The impact of fractures on heat transfer in an aquifer used for shallow geothermal energy applications

Vertical borehole heat exchangers (VBHEs) are increasingly used for space conditioning and thermal storage in ground-source heat pump schemes. Current models for VBHE performance often assume homogeneous ground conditions, whereas the ground, especially bedrock, is commonly fractured. Numerical analyses are used to investigate a range of possible hydrogeological scenarios in which an open fracture may influence the long-term thermal performance of VBHEs. Sensitivity analyses then examine the effect of the volumetric flow rate through the fracture, the geometry of the fracture and its orientation with respect to the VBHE and the groundwater flow direction. When the bedrock matrix has a high groundwater velocity, the groundwater velocities near the mid-length of the fracture may be significantly slowed as flow from the permeable matrix is concentrated in the fracture.

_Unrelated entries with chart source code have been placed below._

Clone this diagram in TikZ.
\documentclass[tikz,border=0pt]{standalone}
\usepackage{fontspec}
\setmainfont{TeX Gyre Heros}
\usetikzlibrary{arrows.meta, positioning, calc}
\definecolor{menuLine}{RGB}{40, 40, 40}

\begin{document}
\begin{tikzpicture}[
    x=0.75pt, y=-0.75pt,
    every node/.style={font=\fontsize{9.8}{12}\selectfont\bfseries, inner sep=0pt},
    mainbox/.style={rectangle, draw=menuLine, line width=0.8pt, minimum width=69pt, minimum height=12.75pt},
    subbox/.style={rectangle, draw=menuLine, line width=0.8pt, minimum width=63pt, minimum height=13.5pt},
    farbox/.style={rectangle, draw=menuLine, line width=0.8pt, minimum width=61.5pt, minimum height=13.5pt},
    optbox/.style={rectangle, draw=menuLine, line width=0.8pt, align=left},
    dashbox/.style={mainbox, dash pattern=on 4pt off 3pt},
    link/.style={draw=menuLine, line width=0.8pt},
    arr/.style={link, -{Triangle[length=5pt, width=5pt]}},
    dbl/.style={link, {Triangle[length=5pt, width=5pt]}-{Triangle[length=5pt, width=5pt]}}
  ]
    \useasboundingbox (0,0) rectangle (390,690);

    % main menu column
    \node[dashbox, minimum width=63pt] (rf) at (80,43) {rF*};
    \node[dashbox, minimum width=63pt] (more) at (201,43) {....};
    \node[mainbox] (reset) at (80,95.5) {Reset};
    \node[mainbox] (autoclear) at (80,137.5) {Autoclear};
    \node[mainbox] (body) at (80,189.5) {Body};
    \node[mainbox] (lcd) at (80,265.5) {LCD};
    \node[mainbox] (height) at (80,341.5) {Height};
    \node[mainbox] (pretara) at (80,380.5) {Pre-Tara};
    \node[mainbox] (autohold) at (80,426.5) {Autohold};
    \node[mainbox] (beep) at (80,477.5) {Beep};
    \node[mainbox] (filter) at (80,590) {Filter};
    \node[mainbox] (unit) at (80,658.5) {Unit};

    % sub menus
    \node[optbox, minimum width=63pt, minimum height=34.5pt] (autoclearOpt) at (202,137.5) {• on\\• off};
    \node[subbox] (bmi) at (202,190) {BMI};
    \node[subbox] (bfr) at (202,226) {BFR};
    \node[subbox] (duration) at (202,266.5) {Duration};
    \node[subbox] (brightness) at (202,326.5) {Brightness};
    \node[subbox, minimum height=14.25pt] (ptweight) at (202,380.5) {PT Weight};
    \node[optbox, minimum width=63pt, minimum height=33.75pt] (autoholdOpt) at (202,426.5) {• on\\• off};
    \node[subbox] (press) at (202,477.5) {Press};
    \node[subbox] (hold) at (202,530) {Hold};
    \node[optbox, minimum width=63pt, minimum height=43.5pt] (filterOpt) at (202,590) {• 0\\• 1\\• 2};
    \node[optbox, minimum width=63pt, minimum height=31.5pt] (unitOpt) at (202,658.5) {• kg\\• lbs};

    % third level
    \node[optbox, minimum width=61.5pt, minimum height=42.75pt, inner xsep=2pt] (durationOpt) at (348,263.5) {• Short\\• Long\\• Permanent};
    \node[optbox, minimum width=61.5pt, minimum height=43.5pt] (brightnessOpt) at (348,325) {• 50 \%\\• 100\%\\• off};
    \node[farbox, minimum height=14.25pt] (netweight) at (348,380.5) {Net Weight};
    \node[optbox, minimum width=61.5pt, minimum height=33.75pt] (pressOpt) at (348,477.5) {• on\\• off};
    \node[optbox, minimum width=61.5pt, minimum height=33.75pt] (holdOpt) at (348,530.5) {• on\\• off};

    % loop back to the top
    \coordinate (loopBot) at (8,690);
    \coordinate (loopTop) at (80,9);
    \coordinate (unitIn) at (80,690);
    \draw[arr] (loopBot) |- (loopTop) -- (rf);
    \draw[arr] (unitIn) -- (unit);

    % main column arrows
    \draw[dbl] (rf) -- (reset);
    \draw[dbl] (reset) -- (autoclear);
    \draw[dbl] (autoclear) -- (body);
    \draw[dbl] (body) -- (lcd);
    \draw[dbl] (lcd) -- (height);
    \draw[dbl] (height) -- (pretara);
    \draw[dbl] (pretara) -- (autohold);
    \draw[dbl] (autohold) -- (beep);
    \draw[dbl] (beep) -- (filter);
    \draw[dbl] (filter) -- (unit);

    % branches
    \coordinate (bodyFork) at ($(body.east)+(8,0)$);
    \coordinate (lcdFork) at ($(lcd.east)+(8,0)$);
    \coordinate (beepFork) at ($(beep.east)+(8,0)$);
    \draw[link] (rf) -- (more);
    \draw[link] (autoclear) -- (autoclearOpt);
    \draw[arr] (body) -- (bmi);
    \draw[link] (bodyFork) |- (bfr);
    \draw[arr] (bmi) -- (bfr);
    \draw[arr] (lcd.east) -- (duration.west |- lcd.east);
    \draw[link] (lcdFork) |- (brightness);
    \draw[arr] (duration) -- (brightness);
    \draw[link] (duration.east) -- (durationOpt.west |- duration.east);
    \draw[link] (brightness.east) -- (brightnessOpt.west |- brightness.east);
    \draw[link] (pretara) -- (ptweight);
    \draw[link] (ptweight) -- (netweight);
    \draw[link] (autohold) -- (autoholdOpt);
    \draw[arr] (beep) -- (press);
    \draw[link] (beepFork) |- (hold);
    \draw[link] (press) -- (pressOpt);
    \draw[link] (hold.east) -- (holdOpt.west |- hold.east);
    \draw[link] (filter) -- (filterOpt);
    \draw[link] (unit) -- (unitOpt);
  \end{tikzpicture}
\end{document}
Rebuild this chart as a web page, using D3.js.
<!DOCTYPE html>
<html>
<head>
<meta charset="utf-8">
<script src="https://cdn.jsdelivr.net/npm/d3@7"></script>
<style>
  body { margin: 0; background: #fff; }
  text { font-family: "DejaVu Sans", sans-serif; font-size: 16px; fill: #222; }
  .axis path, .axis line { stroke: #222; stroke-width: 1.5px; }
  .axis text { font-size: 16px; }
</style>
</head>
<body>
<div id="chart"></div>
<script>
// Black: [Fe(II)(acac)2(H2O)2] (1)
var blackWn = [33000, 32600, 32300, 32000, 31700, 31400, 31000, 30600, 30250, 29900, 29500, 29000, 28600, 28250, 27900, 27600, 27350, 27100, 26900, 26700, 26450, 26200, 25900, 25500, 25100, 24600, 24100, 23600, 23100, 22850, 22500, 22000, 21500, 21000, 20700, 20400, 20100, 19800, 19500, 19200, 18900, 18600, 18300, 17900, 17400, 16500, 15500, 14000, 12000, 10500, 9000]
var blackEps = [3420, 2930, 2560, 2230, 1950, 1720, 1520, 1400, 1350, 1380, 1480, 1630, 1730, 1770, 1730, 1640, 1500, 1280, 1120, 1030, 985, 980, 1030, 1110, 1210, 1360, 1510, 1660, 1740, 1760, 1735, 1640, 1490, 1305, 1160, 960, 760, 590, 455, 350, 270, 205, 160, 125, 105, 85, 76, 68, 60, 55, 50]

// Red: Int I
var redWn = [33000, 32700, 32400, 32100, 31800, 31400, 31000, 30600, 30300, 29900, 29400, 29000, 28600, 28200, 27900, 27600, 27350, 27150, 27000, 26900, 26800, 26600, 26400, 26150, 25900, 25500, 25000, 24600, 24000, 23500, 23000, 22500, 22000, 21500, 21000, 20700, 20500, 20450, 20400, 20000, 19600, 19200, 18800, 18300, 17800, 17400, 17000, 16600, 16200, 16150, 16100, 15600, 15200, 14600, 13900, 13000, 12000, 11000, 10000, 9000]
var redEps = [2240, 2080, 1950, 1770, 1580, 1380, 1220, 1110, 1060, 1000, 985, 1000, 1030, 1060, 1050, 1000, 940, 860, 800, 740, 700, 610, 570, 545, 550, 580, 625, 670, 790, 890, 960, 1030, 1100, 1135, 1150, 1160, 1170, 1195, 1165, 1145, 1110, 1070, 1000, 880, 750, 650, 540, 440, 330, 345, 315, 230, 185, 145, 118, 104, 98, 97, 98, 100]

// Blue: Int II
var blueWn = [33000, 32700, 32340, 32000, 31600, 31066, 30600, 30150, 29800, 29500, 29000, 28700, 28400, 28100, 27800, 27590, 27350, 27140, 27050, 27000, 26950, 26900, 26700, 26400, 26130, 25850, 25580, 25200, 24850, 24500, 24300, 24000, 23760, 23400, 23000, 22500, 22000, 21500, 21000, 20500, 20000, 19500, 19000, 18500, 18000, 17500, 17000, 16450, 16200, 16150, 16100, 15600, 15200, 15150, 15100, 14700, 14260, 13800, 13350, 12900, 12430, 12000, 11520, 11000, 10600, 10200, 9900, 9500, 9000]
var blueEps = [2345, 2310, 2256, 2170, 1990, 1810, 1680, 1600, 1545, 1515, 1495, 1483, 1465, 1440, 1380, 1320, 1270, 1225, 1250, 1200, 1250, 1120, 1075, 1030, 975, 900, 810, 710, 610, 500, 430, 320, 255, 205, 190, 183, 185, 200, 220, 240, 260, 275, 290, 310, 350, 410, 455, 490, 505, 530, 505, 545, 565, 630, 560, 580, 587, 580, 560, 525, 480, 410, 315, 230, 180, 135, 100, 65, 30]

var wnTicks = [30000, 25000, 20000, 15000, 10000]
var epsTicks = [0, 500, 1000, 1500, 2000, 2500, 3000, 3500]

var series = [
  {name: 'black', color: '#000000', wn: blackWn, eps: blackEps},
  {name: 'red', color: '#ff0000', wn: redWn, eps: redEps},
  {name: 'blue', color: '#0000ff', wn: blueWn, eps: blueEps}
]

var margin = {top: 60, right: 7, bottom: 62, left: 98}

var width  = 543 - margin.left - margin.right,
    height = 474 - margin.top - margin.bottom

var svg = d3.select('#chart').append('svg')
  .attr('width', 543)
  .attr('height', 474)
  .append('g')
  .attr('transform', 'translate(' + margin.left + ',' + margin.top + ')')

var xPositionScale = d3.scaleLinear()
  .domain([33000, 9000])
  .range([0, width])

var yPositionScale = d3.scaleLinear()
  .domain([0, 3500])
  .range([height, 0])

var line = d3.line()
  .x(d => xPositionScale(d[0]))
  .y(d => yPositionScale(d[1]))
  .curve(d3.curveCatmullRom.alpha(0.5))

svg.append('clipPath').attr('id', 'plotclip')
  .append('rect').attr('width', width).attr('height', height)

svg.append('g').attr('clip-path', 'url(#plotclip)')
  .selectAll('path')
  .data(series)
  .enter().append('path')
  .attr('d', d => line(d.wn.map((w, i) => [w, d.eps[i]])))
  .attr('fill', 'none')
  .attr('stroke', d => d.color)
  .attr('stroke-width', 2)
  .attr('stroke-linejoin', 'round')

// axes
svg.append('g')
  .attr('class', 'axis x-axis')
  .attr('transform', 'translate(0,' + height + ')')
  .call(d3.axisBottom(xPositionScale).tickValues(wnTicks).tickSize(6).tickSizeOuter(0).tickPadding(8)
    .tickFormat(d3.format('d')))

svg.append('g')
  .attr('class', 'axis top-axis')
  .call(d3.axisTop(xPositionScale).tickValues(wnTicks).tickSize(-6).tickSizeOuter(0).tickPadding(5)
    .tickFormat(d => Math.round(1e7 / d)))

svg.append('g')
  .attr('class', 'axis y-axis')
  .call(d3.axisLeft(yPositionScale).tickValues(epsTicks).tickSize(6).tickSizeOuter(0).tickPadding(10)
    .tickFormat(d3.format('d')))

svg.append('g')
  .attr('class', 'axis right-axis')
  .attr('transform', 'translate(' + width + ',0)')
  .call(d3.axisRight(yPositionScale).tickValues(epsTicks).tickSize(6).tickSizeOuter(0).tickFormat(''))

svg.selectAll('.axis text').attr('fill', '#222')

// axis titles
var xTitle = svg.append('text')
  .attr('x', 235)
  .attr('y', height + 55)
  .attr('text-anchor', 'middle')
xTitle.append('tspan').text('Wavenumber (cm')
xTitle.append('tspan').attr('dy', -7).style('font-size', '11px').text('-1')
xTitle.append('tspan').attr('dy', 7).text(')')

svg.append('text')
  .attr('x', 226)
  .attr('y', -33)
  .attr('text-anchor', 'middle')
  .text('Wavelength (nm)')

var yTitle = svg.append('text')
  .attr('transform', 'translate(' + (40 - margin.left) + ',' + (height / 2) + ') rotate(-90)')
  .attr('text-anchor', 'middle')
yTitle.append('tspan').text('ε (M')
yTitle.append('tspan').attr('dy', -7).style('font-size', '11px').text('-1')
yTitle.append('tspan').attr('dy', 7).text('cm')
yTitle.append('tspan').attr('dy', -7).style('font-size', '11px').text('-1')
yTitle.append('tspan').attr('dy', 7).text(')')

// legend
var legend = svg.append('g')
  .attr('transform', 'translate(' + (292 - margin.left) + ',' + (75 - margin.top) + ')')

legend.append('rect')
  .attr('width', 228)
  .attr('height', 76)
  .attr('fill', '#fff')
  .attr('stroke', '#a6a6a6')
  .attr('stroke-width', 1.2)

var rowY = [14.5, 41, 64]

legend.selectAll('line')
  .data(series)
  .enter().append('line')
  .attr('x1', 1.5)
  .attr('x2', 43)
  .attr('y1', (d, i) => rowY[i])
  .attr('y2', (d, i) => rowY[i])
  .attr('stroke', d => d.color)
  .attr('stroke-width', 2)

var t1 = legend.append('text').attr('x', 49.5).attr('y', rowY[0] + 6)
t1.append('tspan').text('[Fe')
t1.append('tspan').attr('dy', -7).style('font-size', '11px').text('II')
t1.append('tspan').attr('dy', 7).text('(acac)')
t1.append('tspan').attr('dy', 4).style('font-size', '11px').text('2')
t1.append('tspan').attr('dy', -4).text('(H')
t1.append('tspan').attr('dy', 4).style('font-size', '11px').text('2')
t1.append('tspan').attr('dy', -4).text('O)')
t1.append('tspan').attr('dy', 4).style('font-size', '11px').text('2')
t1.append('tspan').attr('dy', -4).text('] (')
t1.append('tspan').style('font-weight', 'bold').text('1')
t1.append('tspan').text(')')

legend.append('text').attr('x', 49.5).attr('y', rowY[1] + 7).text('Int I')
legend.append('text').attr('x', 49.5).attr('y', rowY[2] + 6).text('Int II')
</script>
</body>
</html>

This causes a significant reduction in the VBHE thermal performance, compared with the homogeneous aquifer scenario; specifically, an increase in the temperature change at the VBHE wall and in the size of the thermal plume, and an increase in time taken to reach stable conditions. Ignoring a fracture with a small volumetric flow rate can significantly underestimate the length of thermal plume. In summary, the influence of an open fracture on the long-term thermal performance of a VBHE may be significantly positive or negative, depending on the effectiveness of the fracture in advecting heat and its ability to change local groundwater flow velocities.